I disagree with Krugman on financial executives being clueless. Financial institutions know exactly what they are doing.

I completely agree. Krugman is so often all over the landscape and mystifies me with his opinions.

When the banksters walk away with billions and trillions, they most certainly are on top of things, and most likely want to squeeze as much blood out of the turnip as they can probably foresee what is coming.

Citigroup to cap cash @ $100k

Financial Times.

That said, there are many more ways to skin a cat, namely in options, you can award millions in stock options, then there are all sorts of other perks.

So, it would be nice to know their total bonus/compensation plans.

Still, someone has just a tad bit more common sense than the rest of these.

Why is anyone at Citigroup getting a bonus?

Bonuses would be warranted if the company is profitable and specifically in the case of Citi no longer dependent on taxpayer money.

There was a time when companies would not give any bonuses if the company was in the red or didn't hit targets and many non-Wall Street companies still practice this. But I guess Wall Street doesn't practice this.

RebelCapitalist.com - Financial Information for the Rest of Us.

executive compensation in the United States is out of control

and has been for years. Seriously, no rhyme or reason to it.

That's why the dot.com crash is called dot.con. During that time you saw a ricked game of IPOs where Citigroup and others rigged up stocks issued before the IPO, guaranteed to make them serious money and then the IPO...

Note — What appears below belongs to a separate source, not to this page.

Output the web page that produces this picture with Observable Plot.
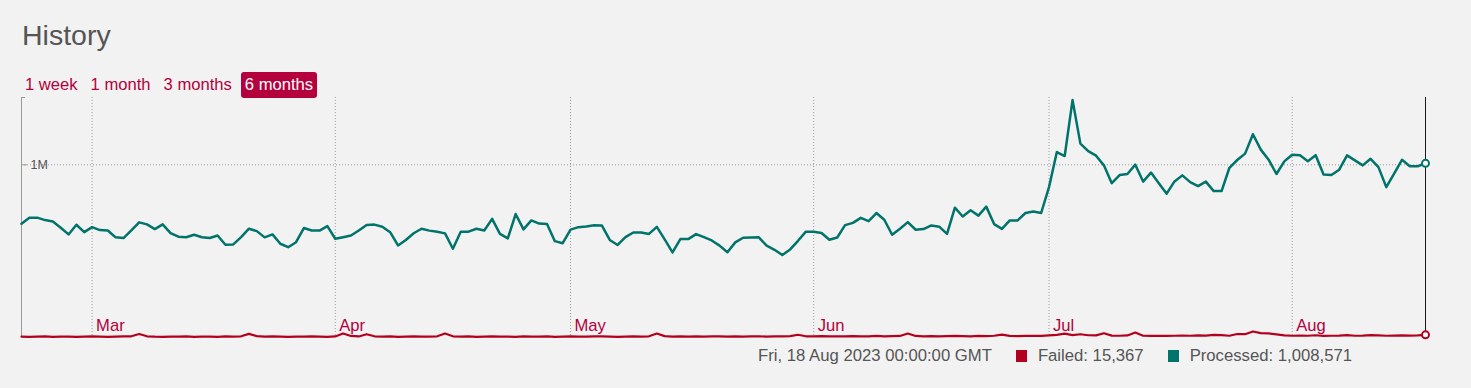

then, when it was realized the company was vaporware, or had a business model that never was going to make any money or whatever it was and went bankrupt, a host of "executives" (i.e. deemed pals of VCs and/or "chosen ones") had golden parachutes that even in bankruptcy, they somehow managed to get things like cash outs of a few million to literally guaranteed yearly payouts in the millions.

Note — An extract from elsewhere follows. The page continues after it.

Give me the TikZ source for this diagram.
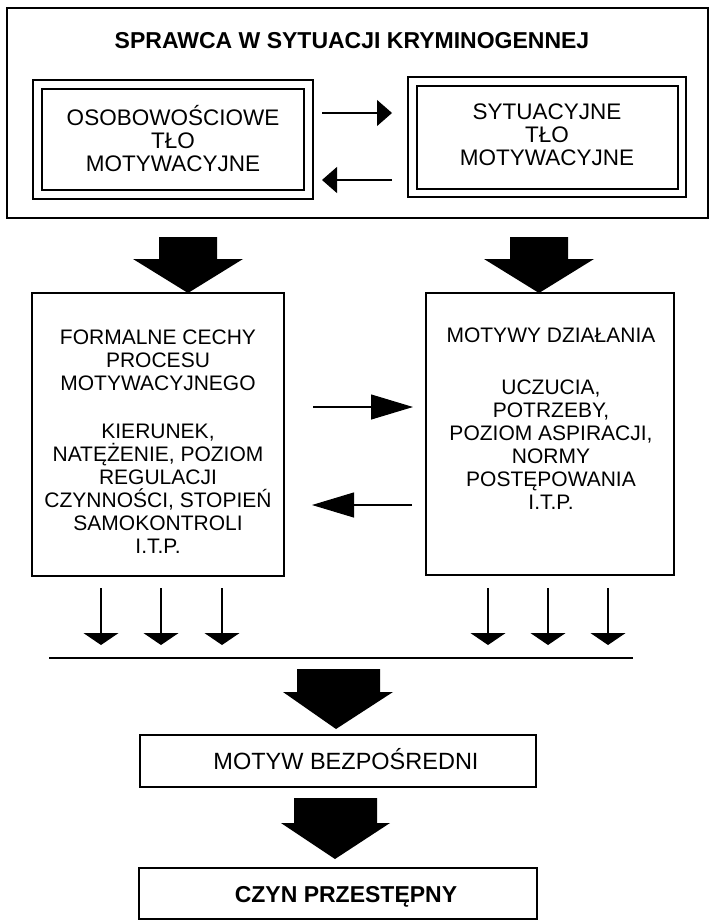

Unreal, the company is bogus, on top of it, no longer exists, yet this guaranteed money, in the millions, was set up, usually by contract when the company was "started".

Same thing with meritocracy, a complete joke. You see the same idiots, who run companies into the ground over and over, somehow manage to land yet another executive position at yet another company. Then, there are huge incentives with mergers, acquisitions at some, so because these same cats are going to make out like bandits, you see a host of mergers/acquisitions that hurt the bottom line, make zero sense and of course guarantee at least 10k workers lose their jobs.

I mean it's seriously criminal and not a damn thing happens.

I also cannot name, the list would go off of the page, by companies hiring these idiots who then are so power hungry screw ups they miss major innovations and market trends, to literally "dethrowning" that same company from their original market leadership.

Let Them Eat Cake

Citi was bailed out in the early ninties on the QT at the time and they have never been the picture of health.

I have a picture of them partying in their corporate tower while a lowly gas company employee is turning the gas off in the basement because Citi can't pay the bill as the mailman passes him carrying notices to several million citi card holders that their rates are being increased to 60% because, well no reason given.

They should have been seized by the FDIC last fall. We have protected the wealthy shareholders at the expense of taxpayers and the overall health of our economy now dependent on zombie banks.